◆ What the task asks
Write out the material exactly, leaving every picture behind.

◆ Available data
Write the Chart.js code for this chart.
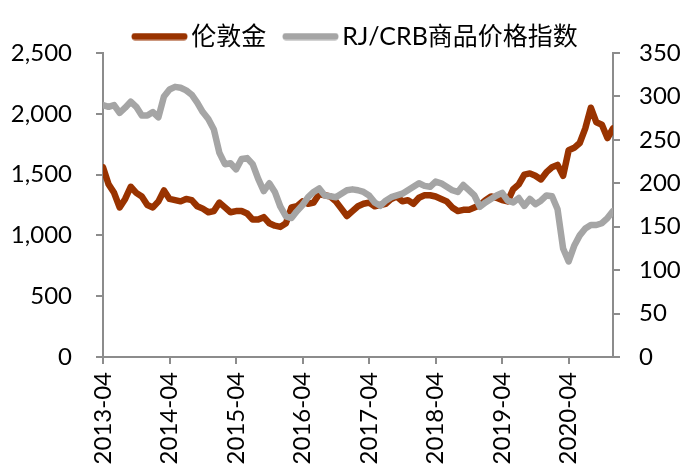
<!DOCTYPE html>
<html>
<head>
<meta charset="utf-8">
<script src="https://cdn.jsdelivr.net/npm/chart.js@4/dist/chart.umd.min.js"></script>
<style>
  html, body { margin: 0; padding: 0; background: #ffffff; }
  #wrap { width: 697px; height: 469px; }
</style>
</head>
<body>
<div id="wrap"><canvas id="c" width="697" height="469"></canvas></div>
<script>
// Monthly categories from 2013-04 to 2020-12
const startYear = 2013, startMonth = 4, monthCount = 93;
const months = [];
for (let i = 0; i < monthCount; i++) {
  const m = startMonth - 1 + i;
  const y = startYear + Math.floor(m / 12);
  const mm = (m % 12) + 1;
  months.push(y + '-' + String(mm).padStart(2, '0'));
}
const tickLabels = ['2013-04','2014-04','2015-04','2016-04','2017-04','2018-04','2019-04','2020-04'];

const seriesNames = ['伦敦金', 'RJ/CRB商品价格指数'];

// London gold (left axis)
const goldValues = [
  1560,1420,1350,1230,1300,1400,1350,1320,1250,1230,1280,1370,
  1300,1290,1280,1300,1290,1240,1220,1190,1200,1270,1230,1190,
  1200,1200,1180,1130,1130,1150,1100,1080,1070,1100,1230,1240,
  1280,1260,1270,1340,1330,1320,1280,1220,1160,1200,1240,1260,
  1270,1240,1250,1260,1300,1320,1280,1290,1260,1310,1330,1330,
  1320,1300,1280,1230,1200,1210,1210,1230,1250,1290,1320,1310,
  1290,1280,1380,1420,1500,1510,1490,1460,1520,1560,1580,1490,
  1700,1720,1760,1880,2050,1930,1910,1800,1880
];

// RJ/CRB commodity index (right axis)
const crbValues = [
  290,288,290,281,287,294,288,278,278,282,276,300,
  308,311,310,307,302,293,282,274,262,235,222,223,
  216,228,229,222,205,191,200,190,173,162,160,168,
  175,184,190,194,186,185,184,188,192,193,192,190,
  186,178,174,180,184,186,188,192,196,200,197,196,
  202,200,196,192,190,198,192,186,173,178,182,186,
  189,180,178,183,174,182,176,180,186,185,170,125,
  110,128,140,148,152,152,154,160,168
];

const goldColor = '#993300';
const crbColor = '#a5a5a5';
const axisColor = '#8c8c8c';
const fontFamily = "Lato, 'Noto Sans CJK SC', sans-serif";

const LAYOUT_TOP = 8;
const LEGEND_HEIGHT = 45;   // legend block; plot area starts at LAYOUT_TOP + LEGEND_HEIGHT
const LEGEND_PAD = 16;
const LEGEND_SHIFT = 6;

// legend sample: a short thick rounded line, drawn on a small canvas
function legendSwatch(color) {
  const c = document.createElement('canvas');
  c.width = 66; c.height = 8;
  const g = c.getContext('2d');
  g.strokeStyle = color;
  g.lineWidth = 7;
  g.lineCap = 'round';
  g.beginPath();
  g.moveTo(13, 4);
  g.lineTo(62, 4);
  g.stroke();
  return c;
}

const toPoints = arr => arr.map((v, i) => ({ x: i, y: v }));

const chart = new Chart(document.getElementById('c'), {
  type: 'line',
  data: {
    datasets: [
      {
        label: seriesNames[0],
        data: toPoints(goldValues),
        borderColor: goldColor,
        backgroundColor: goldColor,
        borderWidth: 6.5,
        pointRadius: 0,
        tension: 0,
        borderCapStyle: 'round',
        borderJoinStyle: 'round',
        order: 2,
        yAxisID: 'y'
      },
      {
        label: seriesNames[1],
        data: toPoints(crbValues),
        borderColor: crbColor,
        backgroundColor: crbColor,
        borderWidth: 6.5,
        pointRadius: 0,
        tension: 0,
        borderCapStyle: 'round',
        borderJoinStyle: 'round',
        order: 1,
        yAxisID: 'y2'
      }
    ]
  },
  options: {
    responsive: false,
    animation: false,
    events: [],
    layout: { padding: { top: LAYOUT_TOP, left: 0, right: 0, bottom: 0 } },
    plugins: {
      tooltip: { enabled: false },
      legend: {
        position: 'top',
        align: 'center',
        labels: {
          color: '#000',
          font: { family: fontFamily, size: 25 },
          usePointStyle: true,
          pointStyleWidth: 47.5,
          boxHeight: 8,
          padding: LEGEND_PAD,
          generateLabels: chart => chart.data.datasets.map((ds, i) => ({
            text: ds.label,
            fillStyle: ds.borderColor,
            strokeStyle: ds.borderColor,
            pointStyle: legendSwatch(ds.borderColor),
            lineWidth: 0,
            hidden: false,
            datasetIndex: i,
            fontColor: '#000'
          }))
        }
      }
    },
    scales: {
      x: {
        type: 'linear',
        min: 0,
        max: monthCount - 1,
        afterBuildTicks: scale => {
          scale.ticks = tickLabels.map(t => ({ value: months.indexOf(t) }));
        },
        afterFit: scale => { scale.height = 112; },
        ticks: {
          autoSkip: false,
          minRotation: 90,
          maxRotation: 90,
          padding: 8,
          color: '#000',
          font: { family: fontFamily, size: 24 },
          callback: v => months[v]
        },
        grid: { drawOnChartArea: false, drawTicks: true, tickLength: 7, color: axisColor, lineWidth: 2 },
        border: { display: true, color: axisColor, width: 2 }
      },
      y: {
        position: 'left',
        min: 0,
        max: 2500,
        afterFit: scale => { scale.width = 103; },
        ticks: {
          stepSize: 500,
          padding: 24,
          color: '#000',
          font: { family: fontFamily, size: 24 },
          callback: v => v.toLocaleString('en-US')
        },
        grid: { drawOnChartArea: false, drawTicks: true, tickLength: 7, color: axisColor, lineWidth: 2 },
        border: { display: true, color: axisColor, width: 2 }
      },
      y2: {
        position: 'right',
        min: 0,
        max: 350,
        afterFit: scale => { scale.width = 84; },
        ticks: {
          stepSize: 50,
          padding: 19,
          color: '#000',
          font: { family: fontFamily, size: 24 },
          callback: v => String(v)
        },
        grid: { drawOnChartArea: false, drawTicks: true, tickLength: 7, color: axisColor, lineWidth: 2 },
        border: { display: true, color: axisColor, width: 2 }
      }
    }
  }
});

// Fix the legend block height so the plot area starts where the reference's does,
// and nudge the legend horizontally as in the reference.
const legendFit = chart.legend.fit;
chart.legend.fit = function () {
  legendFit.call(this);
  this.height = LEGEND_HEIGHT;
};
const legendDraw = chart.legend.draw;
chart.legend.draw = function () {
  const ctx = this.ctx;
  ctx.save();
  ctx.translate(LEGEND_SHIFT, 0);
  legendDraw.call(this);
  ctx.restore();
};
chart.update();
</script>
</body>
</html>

◆ Reply to the exercise
Write the Chart.js code for this chart.
<!DOCTYPE html>
<html>
<head>
<meta charset="utf-8">
<script src="https://cdn.jsdelivr.net/npm/chart.js@4/dist/chart.umd.min.js"></script>
<style>
  html, body { margin: 0; padding: 0; background: #ffffff; }
  #wrap { width: 697px; height: 469px; }
</style>
</head>
<body>
<div id="wrap"><canvas id="c" width="697" height="469"></canvas></div>
<script>
// Monthly categories from 2013-04 to 2020-12
const startYear = 2013, startMonth = 4, monthCount = 93;
const months = [];
for (let i = 0; i < monthCount; i++) {
  const m = startMonth - 1 + i;
  const y = startYear + Math.floor(m / 12);
  const mm = (m % 12) + 1;
  months.push(y + '-' + String(mm).padStart(2, '0'));
}
const tickLabels = ['2013-04','2014-04','2015-04','2016-04','2017-04','2018-04','2019-04','2020-04'];

const seriesNames = ['伦敦金', 'RJ/CRB商品价格指数'];

// London gold (left axis)
const goldValues = [
  1560,1420,1350,1230,1300,1400,1350,1320,1250,1230,1280,1370,
  1300,1290,1280,1300,1290,1240,1220,1190,1200,1270,1230,1190,
  1200,1200,1180,1130,1130,1150,1100,1080,1070,1100,1230,1240,
  1280,1260,1270,1340,1330,1320,1280,1220,1160,1200,1240,1260,
  1270,1240,1250,1260,1300,1320,1280,1290,1260,1310,1330,1330,
  1320,1300,1280,1230,1200,1210,1210,1230,1250,1290,1320,1310,
  1290,1280,1380,1420,1500,1510,1490,1460,1520,1560,1580,1490,
  1700,1720,1760,1880,2050,1930,1910,1800,1880
];

// RJ/CRB commodity index (right axis)
const crbValues = [
  290,288,290,281,287,294,288,278,278,282,276,300,
  308,311,310,307,302,293,282,274,262,235,222,223,
  216,228,229,222,205,191,200,190,173,162,160,168,
  175,184,190,194,186,185,184,188,192,193,192,190,
  186,178,174,180,184,186,188,192,196,200,197,196,
  202,200,196,192,190,198,192,186,173,178,182,186,
  189,180,178,183,174,182,176,180,186,185,170,125,
  110,128,140,148,152,152,154,160,168
];

const goldColor = '#993300';
const crbColor = '#a5a5a5';
const axisColor = '#8c8c8c';
const fontFamily = "Lato, 'Noto Sans CJK SC', sans-serif";

const LAYOUT_TOP = 8;
const LEGEND_HEIGHT = 45;   // legend block; plot area starts at LAYOUT_TOP + LEGEND_HEIGHT
const LEGEND_PAD = 16;
const LEGEND_SHIFT = 6;

// legend sample: a short thick rounded line, drawn on a small canvas
function legendSwatch(color) {
  const c = document.createElement('canvas');
  c.width = 66; c.height = 8;
  const g = c.getContext('2d');
  g.strokeStyle = color;
  g.lineWidth = 7;
  g.lineCap = 'round';
  g.beginPath();
  g.moveTo(13, 4);
  g.lineTo(62, 4);
  g.stroke();
  return c;
}

const toPoints = arr => arr.map((v, i) => ({ x: i, y: v }));

const chart = new Chart(document.getElementById('c'), {
  type: 'line',
  data: {
    datasets: [
      {
        label: seriesNames[0],
        data: toPoints(goldValues),
        borderColor: goldColor,
        backgroundColor: goldColor,
        borderWidth: 6.5,
        pointRadius: 0,
        tension: 0,
        borderCapStyle: 'round',
        borderJoinStyle: 'round',
        order: 2,
        yAxisID: 'y'
      },
      {
        label: seriesNames[1],
        data: toPoints(crbValues),
        borderColor: crbColor,
        backgroundColor: crbColor,
        borderWidth: 6.5,
        pointRadius: 0,
        tension: 0,
        borderCapStyle: 'round',
        borderJoinStyle: 'round',
        order: 1,
        yAxisID: 'y2'
      }
    ]
  },
  options: {
    responsive: false,
    animation: false,
    events: [],
    layout: { padding: { top: LAYOUT_TOP, left: 0, right: 0, bottom: 0 } },
    plugins: {
      tooltip: { enabled: false },
      legend: {
        position: 'top',
        align: 'center',
        labels: {
          color: '#000',
          font: { family: fontFamily, size: 25 },
          usePointStyle: true,
          pointStyleWidth: 47.5,
          boxHeight: 8,
          padding: LEGEND_PAD,
          generateLabels: chart => chart.data.datasets.map((ds, i) => ({
            text: ds.label,
            fillStyle: ds.borderColor,
            strokeStyle: ds.borderColor,
            pointStyle: legendSwatch(ds.borderColor),
            lineWidth: 0,
            hidden: false,
            datasetIndex: i,
            fontColor: '#000'
          }))
        }
      }
    },
    scales: {
      x: {
        type: 'linear',
        min: 0,
        max: monthCount - 1,
        afterBuildTicks: scale => {
          scale.ticks = tickLabels.map(t => ({ value: months.indexOf(t) }));
        },
        afterFit: scale => { scale.height = 112; },
        ticks: {
          autoSkip: false,
          minRotation: 90,
          maxRotation: 90,
          padding: 8,
          color: '#000',
          font: { family: fontFamily, size: 24 },
          callback: v => months[v]
        },
        grid: { drawOnChartArea: false, drawTicks: true, tickLength: 7, color: axisColor, lineWidth: 2 },
        border: { display: true, color: axisColor, width: 2 }
      },
      y: {
        position: 'left',
        min: 0,
        max: 2500,
        afterFit: scale => { scale.width = 103; },
        ticks: {
          stepSize: 500,
          padding: 24,
          color: '#000',
          font: { family: fontFamily, size: 24 },
          callback: v => v.toLocaleString('en-US')
        },
        grid: { drawOnChartArea: false, drawTicks: true, tickLength: 7, color: axisColor, lineWidth: 2 },
        border: { display: true, color: axisColor, width: 2 }
      },
      y2: {
        position: 'right',
        min: 0,
        max: 350,
        afterFit: scale => { scale.width = 84; },
        ticks: {
          stepSize: 50,
          padding: 19,
          color: '#000',
          font: { family: fontFamily, size: 24 },
          callback: v => String(v)
        },
        grid: { drawOnChartArea: false, drawTicks: true, tickLength: 7, color: axisColor, lineWidth: 2 },
        border: { display: true, color: axisColor, width: 2 }
      }
    }
  }
});

// Fix the legend block height so the plot area starts where the reference's does,
// and nudge the legend horizontally as in the reference.
const legendFit = chart.legend.fit;
chart.legend.fit = function () {
  legendFit.call(this);
  this.height = LEGEND_HEIGHT;
};
const legendDraw = chart.legend.draw;
chart.legend.draw = function () {
  const ctx = this.ctx;
  ctx.save();
  ctx.translate(LEGEND_SHIFT, 0);
  legendDraw.call(this);
  ctx.restore();
};
chart.update();
</script>
</body>
</html>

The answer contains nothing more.